A 3vec is a 4vec that has no Z bits.

In hardware modeling, Z bits (floating/undriven wires) are:

  1. relatively rare—for instance, an AND gate will never produce a Z value.
  2. often indistinguishable from X—for instance, if we give an undriven input to an OR gate, the hardware may interpret it as either a 0 or as a 1, so we may as well supplied an X instead.

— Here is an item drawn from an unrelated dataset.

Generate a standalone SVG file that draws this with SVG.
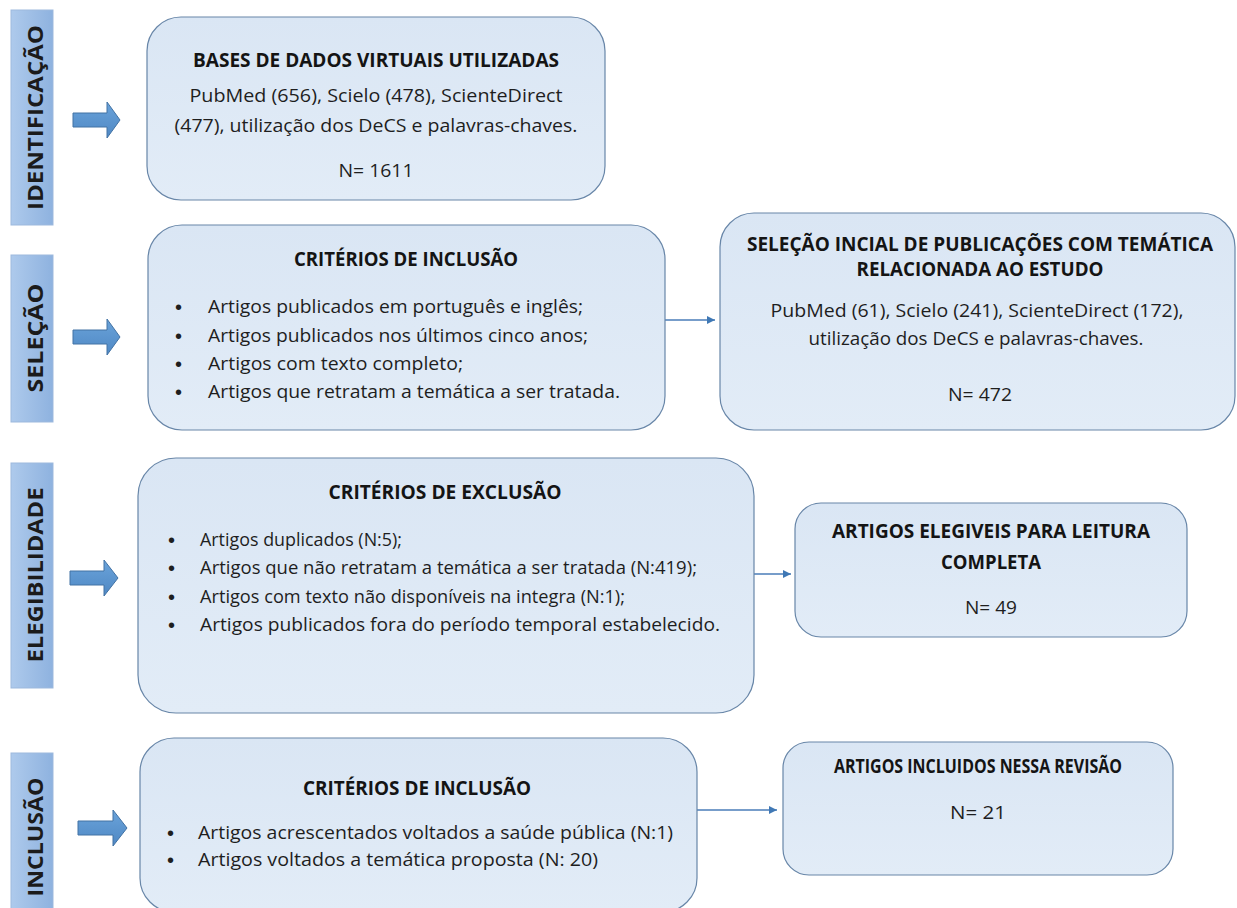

In most of our 4vec-operations, we account for the second property by first ``unfloating'' our inputs, e.g., with 3vec-fix. But since Z values are relatively rare in the first place, this unfloating is often unnecessary. That is, in a circuit like:

(OR A (AND B C))

we can tell, statically, that we don't need to unfloat the result of the (AND B C) when computing the OR, because the AND can never produce a Z value anyway. This turns out to be a useful optimization during bit-blasting.

Subtopics

3vec-fix
Coerces an arbitrary 4vec to a 3vec by ``unfloating'' it, i.e., by turning any Zs into Xes.
3vec-equiv
Equivalence up to 3vec-fix.
3vec-p!
Recognizer for 3vec (without a 4vec-p guard).
3vec-p
Recognizer for 3vecs (with a 4vec-p guard).
3vec-fix-fast
Logically just 3vec-fix, but guarded with 3vec-p so that in the execution this is just the identity.